Le Maroc dans l'attente

Presque trois mois au Maroc, j'y reviendrai c'est sûr. Je n'ai pas assez vu de choses, il y a tant à explorer ici. Ce que je retiens du pays où le soleil se couche, Al-Maghrib, c'est sa diversité. Dans les paysages, les climats, les gens... J'ai vu la mer, l'océan, des plaines et des vallées fertiles, le désert, des palmeraies et les neiges éternelles sur les montagnes de l'Atlas.

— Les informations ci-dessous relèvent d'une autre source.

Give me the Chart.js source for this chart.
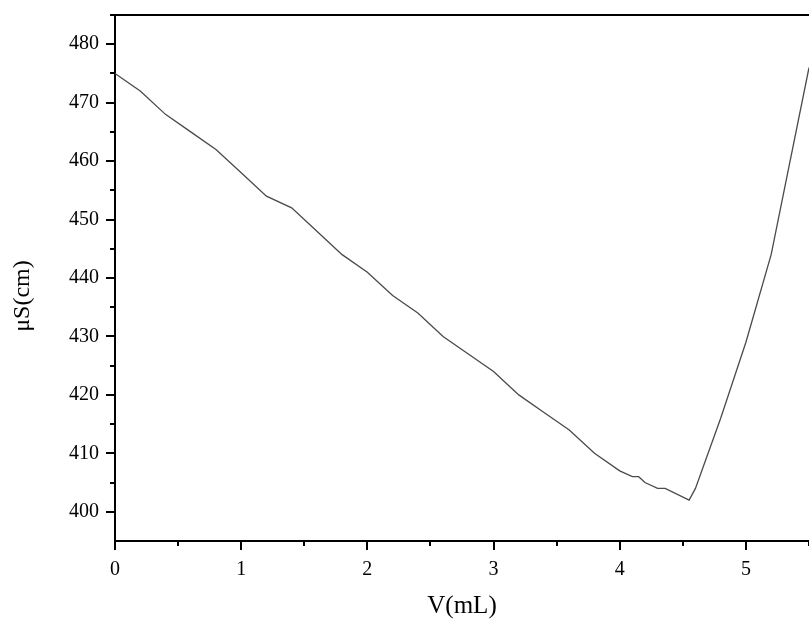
<!DOCTYPE html>
<html lang="en">
<head>
  <meta charset="UTF-8">
  <title>Conductometric titration</title>
  <script src="https://cdn.jsdelivr.net/npm/chart.js"></script>
  <style>
    html, body { margin: 0; padding: 0; background: #fff; }
    #wrap { width: 809px; height: 619px; }
  </style>
</head>
<body>
  <div id="wrap"><canvas id="condChart" width="809" height="619"></canvas></div>

  <script>
    const volume = [0, 0.2, 0.4, 0.6, 0.8, 1.0, 1.2, 1.4, 1.6, 1.8, 2.0, 2.2, 2.4, 2.6, 2.8, 3.0,
      3.2, 3.4, 3.6, 3.8, 4.0, 4.1, 4.15, 4.2, 4.3, 4.36, 4.55, 4.6, 4.8, 5.0, 5.2, 5.5];
    const conductivity = [475, 472, 468, 465, 462, 458, 454, 452, 448, 444, 441, 437, 434, 430, 427, 424,
      420, 417, 414, 410, 407, 406, 406, 405, 404, 404, 402, 404, 416, 429, 444, 476];

    const xMin = 0, xMax = 5.5, xStep = 0.5;
    const yMin = 395, yMax = 485, yStep = 5;
    const xTitle = 'V(mL)';
    const yTitle = 'μS(cm)';

    const serif = 'Liberation Serif';

    function isMajor(v, every) {
      return Math.abs(v / every - Math.round(v / every)) < 1e-6;
    }

    // short minor ticks, top border line and y title
    const framePlugin = {
      id: 'frame',
      afterDraw(chart) {
        const ctx = chart.ctx;
        const area = chart.chartArea;
        const xs = chart.scales.x, ys = chart.scales.y;
        ctx.save();
        ctx.strokeStyle = '#000';
        ctx.lineWidth = 2;
        ctx.beginPath();
        ctx.moveTo(area.left - 1, area.top);
        ctx.lineTo(area.right, area.top);
        ctx.stroke();

        xs.ticks.forEach(t => {
          if (!isMajor(t.value, 1)) {
            const px = Math.round(xs.getPixelForValue(t.value));
            ctx.beginPath();
            ctx.moveTo(px, area.bottom);
            ctx.lineTo(px, area.bottom + 5);
            ctx.stroke();
          }
        });
        ys.ticks.forEach(t => {
          if (!isMajor(t.value, 10) && t.value > yMin) {
            const py = Math.round(ys.getPixelForValue(t.value));
            ctx.beginPath();
            ctx.moveTo(area.left, py);
            ctx.lineTo(area.left - 5, py);
            ctx.stroke();
          }
        });

        ctx.translate(23, 296);
        ctx.rotate(-Math.PI / 2);
        ctx.fillStyle = '#000';
        ctx.font = '24px "' + serif + '"';
        ctx.textAlign = 'center';
        ctx.textBaseline = 'middle';
        ctx.fillText(yTitle, 0, 0);
        ctx.restore();
      }
    };

    const config = {
      type: 'line',
      data: {
        datasets: [{
          data: volume.map((v, i) => ({ x: v, y: conductivity[i] })),
          borderColor: '#4a4a4a',
          borderWidth: 1.3,
          pointRadius: 0,
          fill: false,
          tension: 0
        }]
      },
      options: {
        responsive: false,
        animation: false,
        layout: { padding: { top: 15, right: 0, left: 0, bottom: 0 } },
        plugins: {
          legend: { display: false },
          tooltip: { enabled: false }
        },
        scales: {
          x: {
            type: 'linear',
            min: xMin,
            max: xMax,
            afterFit(scale) {
              scale.height = 78;
              scale.paddingRight = 0;
              scale.paddingLeft = 0;
            },
            border: { display: true, color: '#000', width: 2 },
            grid: {
              drawOnChartArea: false,
              drawTicks: true,
              tickLength: 9,
              lineWidth: 2,
              color: ctx => isMajor(ctx.tick.value, 1) ? '#000' : 'rgba(0,0,0,0)'
            },
            ticks: {
              stepSize: xStep,
              autoSkip: false,
              maxRotation: 0,
              padding: 8,
              color: '#000',
              font: { family: serif, size: 20 },
              callback: v => isMajor(v, 1) ? String(v) : ''
            },
            title: {
              display: true,
              text: xTitle,
              color: '#000',
              font: { family: serif, size: 25 },
              padding: { top: 0, bottom: -2 }
            }
          },
          y: {
            type: 'linear',
            min: yMin,
            max: yMax,
            afterFit(scale) {
              scale.width = 115;
              scale.paddingTop = 0;
              scale.paddingBottom = 0;
            },
            border: { display: true, color: '#000', width: 2 },
            grid: {
              drawOnChartArea: false,
              drawTicks: true,
              tickLength: 9,
              lineWidth: 2,
              color: ctx => isMajor(ctx.tick.value, 10) ? '#000' : 'rgba(0,0,0,0)'
            },
            ticks: {
              stepSize: yStep,
              autoSkip: false,
              padding: 7,
              color: '#000',
              font: { family: serif, size: 20 },
              callback: v => isMajor(v, 10) ? String(v) : ''
            }
          }
        }
      },
      plugins: [framePlugin]
    };

    new Chart(document.getElementById('condChart').getContext('2d'), config);
  </script>
</body>
</html>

Quand j'ai débarqué sur le Rif, j'ai découvert les Berbères. Les premiers habitants du Maroc et de toute l'Afrique du Nord. J'en ai croisé ensuite presque partout. On estime à au moins 40 % le nombre de berbérophones au Maroc. L'importance de ces communautés, qui revendiquent toutes une identité commune, est pour moi la principale découverte de cette première étape du voyage.

Un royaume pluriel

Le Royaume du Maroc est donc pluriel. C'est la monarchie qui unit l'ensemble et met un peu près tout le monde d'accord. Rares sont ceux qui remettent en cause l'institution royale. Mohammed VI est le vingt-troisième monarque de la dynastie alaouite, qui règne sur le Maroc depuis le milieu du XVIIe siècle.

Si le pays n'a pas subi la vague de ce que l'on a appelé le printemps arabe, c'est en grande partie dû à l'attachement des Marocains envers la personne du roi, intouchable et seul vrai ciment de la nation. La maison alaouite a d'ailleurs remarquablement bien joué le coup en proposant une nouvelle constitution juste après les importantes manifestations du 20 février.

Tout le monde vit ou survit

Ce n'est pourtant pas la rage qui manquait, personne n'est satisfait, chacun réclame des évolutions, quelle que soit sa condition. La situation sociale du pays est presque comparable à celle de la Tunisie par exemple. Beaucoup de chômage et peu de débouchés pour les jeunes diplômés. Trouver un emploi reste la principale revendication des personnes qui continuent à manifester chaque vendredi et chaque dimanche.

Mais ce taux élevé de chômage n'empêche pas les gens de travailler. L'économie informelle est très importante au Maroc, la contrebande très répandue. Tout le monde vit ou survit à peu près.

J'ai beaucoup entendu dire qu'il était très difficile de changer le Maroc, très attaché à sa stabilité. Bien sûr, il y a eu quelques guerres et batailles en 500 ans, mais le royaume est resté relativement tranquille pendant tout ce temps. Comparée à d'autres États, l'indépendance a été conquise sans trop de heurts.

Un destin lié au trône

L'opinion générale préfère l'état actuel des choses à l'inconnu. Ce n'est pas parfait, mais la majorité s'en contente. La paix est précieuse. Ce sentiment ne sera peut-être pas suffisant, la situation peut basculer très vite. On sent le Maroc en tension. Le gouvernement islamiste doit maintenant faire ses preuves, malgré les craintes de certains. Quoi qu'il arrive, je pense que le destin du Maroc est lié à celui de la monarchie. La moindre faille ou faux pas de l'institution royal mettrait le pays en péril.

Sans le trône, les revendications berbères prendraient une tournure autonomiste ou même indépendantiste. Le rêve d'un grand pays, Tamazgha, qui unirait l'ensemble du peuple berbère, reste présent dans les esprits. Les jeunes semblent revendiquer de plus en plus leur identité amazighe. Et je ne parle pas du Sahara Occidental. On m'a dit un jour que le Maroc était comme une immense salle d'attente. Chacun espère un avenir radieux, sans trop savoir à quoi s'attendre.

Direction Tunis

J'écris ces lignes à l'aéroport de Casablanca, je quitte ce pays aujourd'hui, en ayant le sentiment de n'avoir pas assez creusé, développé ou même évoqué ici certains sujets. Chaque région est spécifique est mérite une attention particulière. Je décolle tôt ce matin pour Tunis. J'aurais préféré ne pas survoler l'Algérie à 10.000 m d'altitude, mais impossible d'obtenir un visa depuis le Maroc. J'arriverai en Tunisie deux jours avant les célébrations de l'An I de la révolution.